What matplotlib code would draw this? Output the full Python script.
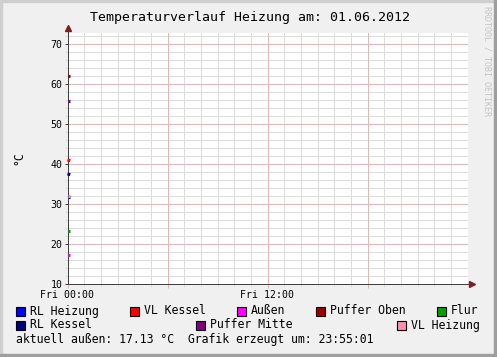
import numpy as np
import matplotlib
matplotlib.use("Agg")
import matplotlib.pyplot as plt
from matplotlib.patches import Rectangle

# series data (hours since Fri 00:00, degC) - only the first samples of the day exist
times = [0.0, 10 / 60.0]
rl_heizung = [31.6, 31.6]
vl_kessel = [40.9, 40.7]
aussen = [17.13, 17.13]
puffer_oben = [61.8, 61.8]
flur = [23.25, 23.25]
rl_kessel = [37.4, 37.2]
puffer_mitte = [55.6, 55.6]
vl_heizung = [32.0, 32.0]

names = ['RL Heizung', 'VL Kessel', 'Außen', 'Puffer Oben', 'Flur',
         'RL Kessel', 'Puffer Mitte', 'VL Heizung']
colors = ['#0000FF', '#FF0000', '#FF00FF', '#A00000', '#00A000',
          '#000080', '#800080', '#FF8FAF']
series = [rl_heizung, vl_kessel, aussen, puffer_oben, flur,
          rl_kessel, puffer_mitte, vl_heizung]

xticks = [0, 6, 12, 18]
xtick_labels = ['Fri 00:00', '', 'Fri 12:00', '']
yticks = [10, 20, 30, 40, 50, 60, 70]

title = 'Temperaturverlauf Heizung am: 01.06.2012'
footer = 'aktuell außen: 17.13 °C  Grafik erzeugt um: 23:55:01'

W, H = 497, 357
mono = 'DejaVu Sans Mono'
minor_c = '#DCDCDC'
major_c = '#F2B0B0'
px = 72 / 100  # one pixel in points

fig = plt.figure(figsize=(W / 100, H / 100), dpi=100)
fig.patch.set_facecolor('#F0F0F0')

# 3d-ish frame like rrdtool
fig.add_artist(Rectangle((0, 1 - 2 / H), 1, 2 / H, transform=fig.transFigure, color='#CFCFCF'))
fig.add_artist(Rectangle((0, 0), 2 / W, 1, transform=fig.transFigure, color='#CFCFCF'))
fig.add_artist(Rectangle((0, 0), 1, 3 / H, transform=fig.transFigure, color='#9E9E9E'))
fig.add_artist(Rectangle((1 - 3 / W, 0), 3 / W, 1, transform=fig.transFigure, color='#9E9E9E'))

# plot area aligned to pixel centres
ax = fig.add_axes([67.5 / W, 73.5 / H, 400 / W, 251 / H])
ax.set_facecolor('white')

ax.set_xlim(0, 24)
ax.set_ylim(10, 72.75)

ax.set_xticks(xticks)
ax.set_xticks([h for h in range(24) if h % 6], minor=True)
ax.set_yticks(yticks)
ax.set_yticks([v for v in range(10, 73, 2) if v % 10], minor=True)

ax.set_xticklabels(xtick_labels, fontfamily=mono, fontsize=7.1)
ax.set_yticklabels([str(v) for v in yticks], fontfamily=mono, fontsize=7.1)
ax.tick_params(which='major', length=3, color=major_c, pad=1.5, width=px)
ax.tick_params(which='minor', length=2, color=minor_c, width=px)
ax.tick_params(axis='y', which='major', color='#404040', length=2)

# minor grid via the axis, major grid as explicit lines (pink)
ax.grid(True, which='minor', color=minor_c, lw=px, zorder=0.5, snap=True)
ax.grid(False, which='major')
for v in yticks[1:]:
    ax.axhline(v, color=major_c, lw=px, zorder=1, snap=True)
for h in xticks[1:]:
    ax.axvline(h, color=major_c, lw=px, zorder=1, snap=True)
ax.set_axisbelow(True)

for vals, c in zip(series, colors):
    ax.plot(times, vals, color=c, lw=2.2, solid_capstyle='butt', zorder=5, clip_on=False)

for s in ['top', 'right']:
    ax.spines[s].set_visible(False)
for s in ['left', 'bottom']:
    ax.spines[s].set_color('#404040')
    ax.spines[s].set_linewidth(px)
    ax.spines[s].set_zorder(4)

# axis arrows
ax.plot([0, 0], [1, 1 + 5 / 251], transform=ax.transAxes, color='#404040', lw=px, clip_on=False)
ax.plot([0], [1 + 5 / 251], transform=ax.transAxes, marker='^', ms=4, color='#7F1F1F',
        clip_on=False)
ax.plot([1, 1 + 4 / 400], [0, 0], transform=ax.transAxes, color='#404040', lw=px, clip_on=False)
ax.plot([1 + 4 / 400], [0], transform=ax.transAxes, marker='>', ms=4, color='#7F1F1F',
        clip_on=False)

ax.set_ylabel('°C', fontfamily=mono, fontsize=8.3, labelpad=18)

fig.text(250 / W, 1 - 17 / H, title, ha='center', va='center', fontfamily=mono, fontsize=9.5)
fig.text(487 / W, 1 - 6 / H, 'RRDTOOL / TOBI OETIKER', rotation=-90, ha='center', va='top',
         fontfamily=mono, fontsize=6.0, color='#C4C4C4')

# legend
legend_pos = [(16, 311), (130, 311), (237, 311), (316, 311), (437, 311),
              (16, 325), (196, 325), (397, 325)]
for (lx, ly), name, c in zip(legend_pos, names, colors):
    fig.add_artist(Rectangle((lx / W, (H - ly - 4.5) / H), 9 / W, 9 / H,
                             transform=fig.transFigure, facecolor=c, edgecolor='black', lw=0.8))
    fig.text((lx + 14) / W, 1 - ly / H, name, ha='left', va='center',
             fontfamily=mono, fontsize=8.3)
fig.text(16 / W, 1 - 339 / H, footer, ha='left', va='center', fontfamily=mono, fontsize=8.3)

fig.savefig('out.png', dpi=100, facecolor=fig.get_facecolor())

******************************

What you should do
Look at the listing and set down only the lines from its start through the line with "footer = 'aktuell", word for word and without pictures.

Output for this task
What matplotlib code would draw this? Output the full Python script.
import numpy as np
import matplotlib
matplotlib.use("Agg")
import matplotlib.pyplot as plt
from matplotlib.patches import Rectangle

# series data (hours since Fri 00:00, degC) - only the first samples of the day exist
times = [0.0, 10 / 60.0]
rl_heizung = [31.6, 31.6]
vl_kessel = [40.9, 40.7]
aussen = [17.13, 17.13]
puffer_oben = [61.8, 61.8]
flur = [23.25, 23.25]
rl_kessel = [37.4, 37.2]
puffer_mitte = [55.6, 55.6]
vl_heizung = [32.0, 32.0]

names = ['RL Heizung', 'VL Kessel', 'Außen', 'Puffer Oben', 'Flur',
         'RL Kessel', 'Puffer Mitte', 'VL Heizung']
colors = ['#0000FF', '#FF0000', '#FF00FF', '#A00000', '#00A000',
          '#000080', '#800080', '#FF8FAF']
series = [rl_heizung, vl_kessel, aussen, puffer_oben, flur,
          rl_kessel, puffer_mitte, vl_heizung]

xticks = [0, 6, 12, 18]
xtick_labels = ['Fri 00:00', '', 'Fri 12:00', '']
yticks = [10, 20, 30, 40, 50, 60, 70]

title = 'Temperaturverlauf Heizung am: 01.06.2012'
footer = 'aktuell außen: 17.13 °C  Grafik erzeugt um: 23:55:01'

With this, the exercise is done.